Recouvertes de peinture durant six décennies, ces œuvres réalisées au début des années 1930 ont été restaurées ce printemps grâce aux dons récoltés auprès de paroissiens, d’amoureux du patrimoine religieux, de la communauté italienne et de mécènes.
«Pas un sou des gouvernements ici, seulement des contributions du public, un miracle», précise le président de la fabrique.
«Le coût de construction de cette église a été de 260 000 $», rappelle alors Hubert Sacy, coordonnateur de la campagne de financement instituée pour faire revivre les œuvres de Nincheri. «Pour mettre à jour trois peintures, ça nous a coûté 175 000 $.»
Mais les efforts des bénévoles ont été récompensés. Le résultat de la restauration des murs du transept nord-ouest de l’église a visiblement conquis les visiteurs venus admirer ces œuvres, peu après la messe dominicale. Ils ont pu longuement admirer La résurrection de Lazare et Jésus chez Marthe et Marie dans la région du Jourdain, de grandes peintures aux couleurs vives et aux multiples détails. À leur droite, on a aussi dévoilé deux saints martyrs canadiens, les jésuites Antoine Daniel et Noël Chabanel. Les six autres martyrs, dont Jean de Brébeuf et Gabriel Lalemant, sont toujours recouverts de peinture dans les transepts de gauche et de droite.

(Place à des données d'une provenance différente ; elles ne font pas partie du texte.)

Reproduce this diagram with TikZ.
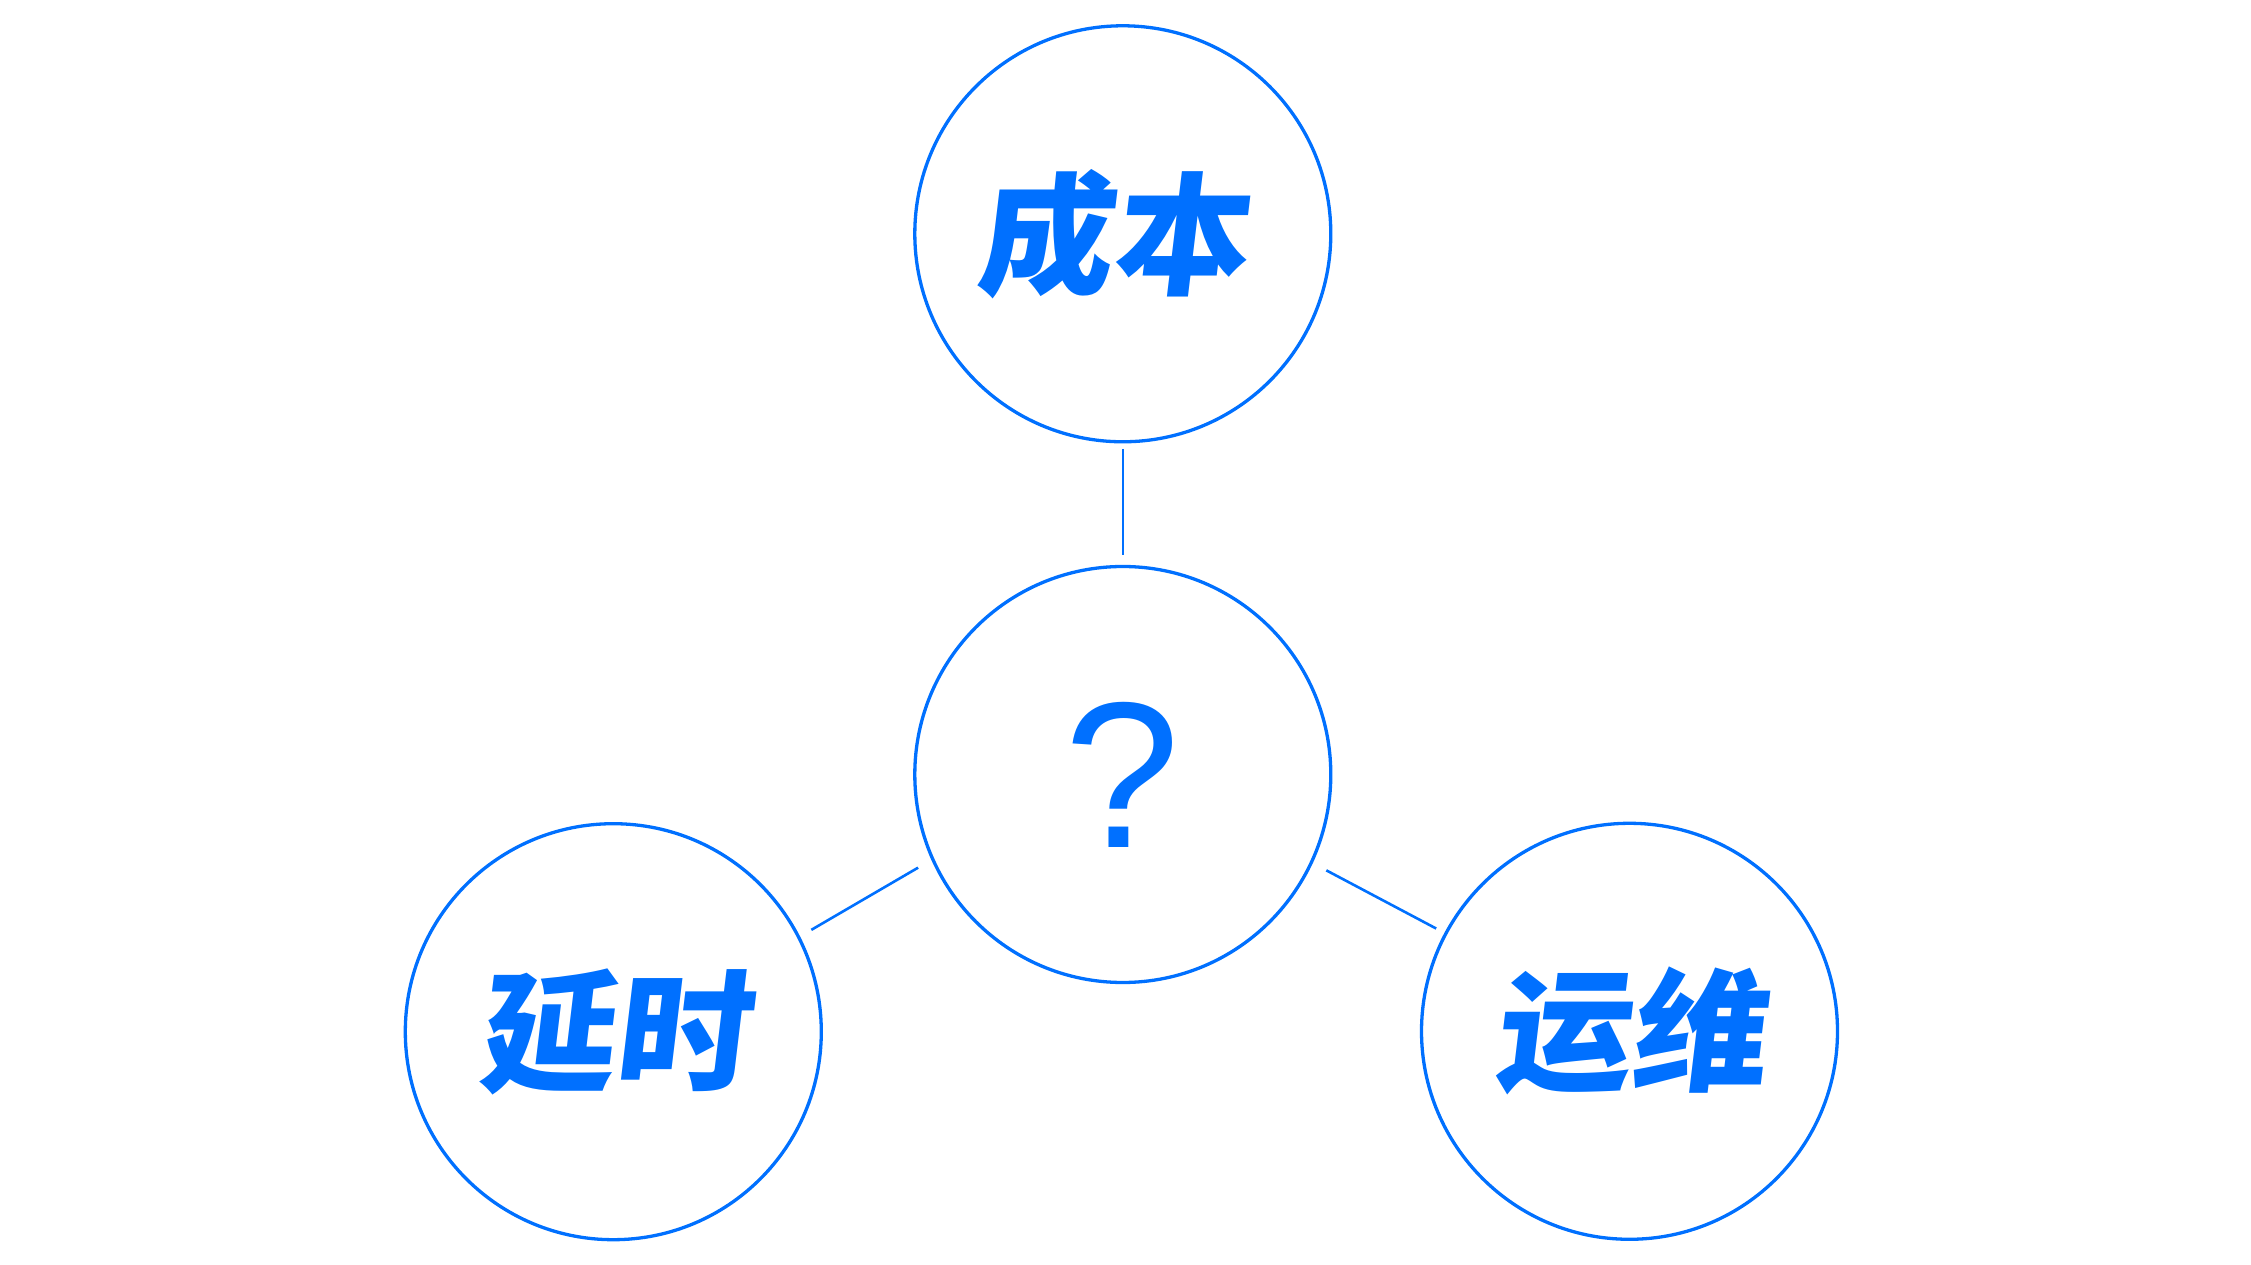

«En recouvrant ces tableaux de peinture à l’eau, cela a eu malgré tout un effet bénéfique», reconnaît aujourd’hui Hubert Sacy. Ils ont été protégés, durant soixante ans, de la fumée des bougies, des lampions et de l’encens. «Le résultat, c’est qu’on a des couleurs éclatantes.»

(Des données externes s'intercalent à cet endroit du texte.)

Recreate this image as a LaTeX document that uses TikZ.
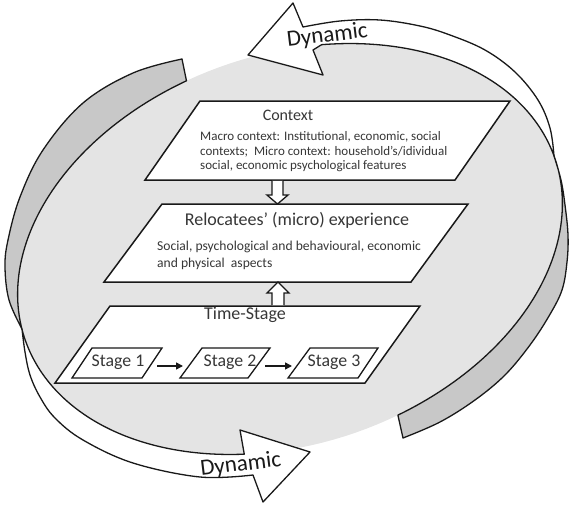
\documentclass[tikz,border=0pt]{standalone}
\usepackage{fontspec}
\setmainfont{Carlito}
\usetikzlibrary{arrows.meta,calc}
\definecolor{bgfill}{RGB}{228,228,228}
\definecolor{bandgrey}{RGB}{200,200,200}
\definecolor{txt}{RGB}{55,55,55}
\definecolor{edge}{RGB}{25,25,25}
\begin{document}
\begin{tikzpicture}[x=1pt,y=-1pt,
  declare function={ex(\t)=290+265.06*cos(\t)+62.84*sin(\t); ey(\t)=249-90.24*cos(\t)+184.6*sin(\t);},
  bandline/.style={draw=edge, line width=1.3pt, line join=round},
  greyband/.style={bandline, fill=bandgrey},
  whiteband/.style={bandline, fill=white},
  pbox/.style={draw=edge, line width=1.5pt, fill=white, line join=miter},
  sbox/.style={draw=edge, line width=1.3pt, fill=white, line join=miter},
  hollowarr/.style={draw=edge, line width=1.3pt, fill=white, line join=miter},
  ttl/.style={text=txt, inner sep=0},
  bdy/.style={text=txt, inner sep=0, anchor=north west, align=left},
  dyn/.style={text=black!90, inner sep=0, anchor=base, rotate=7, font=\fontsize{23}{27}\selectfont},
  stagearrow/.style={draw=edge, line width=1.5pt, -{Triangle[length=7pt,width=7pt]}},
]
\useasboundingbox (0,0) rectangle (571,504);

% grey background ellipse
\fill[bgfill] plot[domain=0:360, samples=150, variable=\t] ({ex(\t)},{ey(\t)}) -- cycle;

% left curved arrow: grey part
\filldraw[greyband] plot[smooth, tension=0.6] coordinates {(182,59) (133,73) (83,103) (43,150) (20,197) (8,240) (5,267) (9,300) (22,329)}
  -- plot[domain=183:261, samples=60, variable=\t] ({ex(\t)},{ey(\t)}) -- cycle;
% left curved arrow: white part with head
\filldraw[whiteband] plot[domain=0:70, samples=60, variable=\t] ({ex(183-\t)},{ey(183-\t)})
  -- (240,430) -- (310,452) -- (263,502) -- (253,475)
  -- plot[smooth, tension=0.6] coordinates {(253,475) (200,477) (133,463) (83,440) (55,418) (40,397) (30,375) (25,352) (22,329)} -- cycle;

% right curved arrow: white part with head
\filldraw[whiteband] (248,55) -- (293,3) -- (303,27)
  -- plot[smooth, tension=0.6] coordinates {(303,27) (340,21) (380,20) (420,26) (450,35) (485,50) (515,72) (538,100) (550,128) (554,156)}
  -- plot[domain=0:69, samples=60, variable=\t] ({ex(359-\t)},{ey(359-\t)})
  -- (313,50) -- (323,75) -- cycle;
% right curved arrow: grey part
\filldraw[greyband] plot[domain=-1:80, samples=60, variable=\t] ({ex(\t)},{ey(\t)})
  -- (403,438)
  -- plot[smooth, tension=0.6] coordinates {(403,438) (440,422) (475,400) (505,375) (530,345) (549,316) (562,290) (567,262) (568,235) (565,205) (561,180) (554,156)} -- cycle;

\node[dyn] (dyntop) at (328,42) {Dynamic};
\node[dyn] (dynbot) at (241.5,471) {Dynamic};

% Context box
\draw[pbox] (200,101) -- (510,101) -- (455,180) -- (145,180) -- cycle;
\node[ttl, font=\fontsize{16}{19}\selectfont] (ctxT) at (288,115) {Context};
\node[bdy, font=\fontsize{13}{14.5}\selectfont] (ctxB) at (200,131.5) {Macro context: Institutional, economic, social\\contexts;\ \ Micro context: household’s/idividual\\social, economic psychological features};

% Relocatees box
\draw[pbox] (162,204) -- (468,204) -- (411,282) -- (104,282) -- cycle;
\node[ttl, font=\fontsize{18}{21}\selectfont] (relT) at (297,220) {Relocatees’ (micro) experience};
\node[bdy, font=\fontsize{13.6}{17}\selectfont] (relB) at (157,241) {Social, psychological and behavioural, economic\\and physical\ \ aspects};

% Time-Stage box
\draw[pbox] (110,306) -- (420,306) -- (365,383) -- (55,383) -- cycle;
\node[ttl, font=\fontsize{18}{20}\selectfont] (tsT) at (245,315) {Time-Stage};

% Stage boxes
\draw[sbox] (92,348) -- (162,348) -- (142,378) -- (72,378) -- cycle;
\draw[sbox] (202,348) -- (270,348) -- (248,378) -- (180,378) -- cycle;
\draw[sbox] (310,348) -- (378,348) -- (358,378) -- (288,378) -- cycle;
\node[ttl, font=\fontsize{17.8}{20}\selectfont] (s1) at (118,362) {Stage 1};
\node[ttl, font=\fontsize{17.8}{20}\selectfont] (s2) at (230,362) {Stage 2};
\node[ttl, font=\fontsize{17.8}{20}\selectfont] (s3) at (334,362) {Stage 3};

\coordinate (s1e) at (157,366);
\coordinate (s2w) at (183,366);
\coordinate (s2e) at (265,366);
\coordinate (s3w) at (292,366);
\draw[stagearrow] (s1e) -- (s2w);
\draw[stagearrow] (s2e) -- (s3w);

% hollow arrows between the boxes
\coordinate (ctxS) at (277.5,180.8);
\coordinate (relN) at (277.5,204);
\coordinate (relS) at (278,282);
\coordinate (tsN) at (278,305.2);
\fill[white] (ctxS) ++(-5.5,0) -- ++(0,14.2) -- ++(-5,0) -- (relN) -- ++(10.5,-9) -- ++(-5,0) -- ++(0,-14.2) -- cycle;
\draw[hollowarr, fill=none] (ctxS) ++(-5.5,0) -- ++(0,14.2) -- ++(-5,0) -- (relN) -- ++(10.5,-9) -- ++(-5,0) -- ++(0,-14.2);
\fill[white] (tsN) ++(-6,0) -- ++(0,-12.2) -- ++(-5,0) -- (relS) -- ++(11,11) -- ++(-5,0) -- ++(0,12.2) -- cycle;
\draw[hollowarr, fill=none] (tsN) ++(-6,0) -- ++(0,-12.2) -- ++(-5,0) -- (relS) -- ++(11,11) -- ++(-5,0) -- ++(0,12.2);
\end{tikzpicture}
\end{document}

Prêtre-administrateur de la paroisse Sainte-Madeleine, le père Nicolas Matias Sengson, lui-même un musicien, un iconographe et un spécialiste de la liturgie, comprend lui aussi difficilement qu’au nom du renouveau liturgique, on ait osé recouvrir de peinture blanche chacun des murs, des plafonds et des colonnes de l’église, tous peints et décorés par cet artiste qu’on a surnommé le Michel-Ange de Montréal.
«Comment ont-ils pu avoir le culot de tout recouvrir?», lance-t-il en promenant son regard vers chacun des murs de l’église Sainte-Madeleine. «Ils devaient avoir une raison noble pour faire cela», espère-t-il. «Après tout, ce n’étaient pas des méchants.»
Le religieux regrette surtout que les ouvriers responsables de peinturer l’église dans les années 1960 ont caché aux paroissiens non seulement de grandioses œuvres d’art mais aussi de véritables catéchèses qu’il faut mettre en lumière.
«Pour moi, l’expression de foi inclut la recherche, le cheminement et la découverte. Ici, ce projet de restauration nous incite à faire la recherche, à découvrir et à dévoiler un trésor», dit-il. «À l’heure des médias, de la vidéographie et des réseaux sociaux, le dévoilement devient un projet de foi.»

Hubert Sacy voudrait bien dévoiler neufs autres œuvres de Guido Nincheri dans cette église d’Outremont. Il estime le coût de ces travaux à 600 000 $.
Dès l’automne, promet-il, il cherchera à amasser cette somme en faisant de nouveau appel à la générosité du public.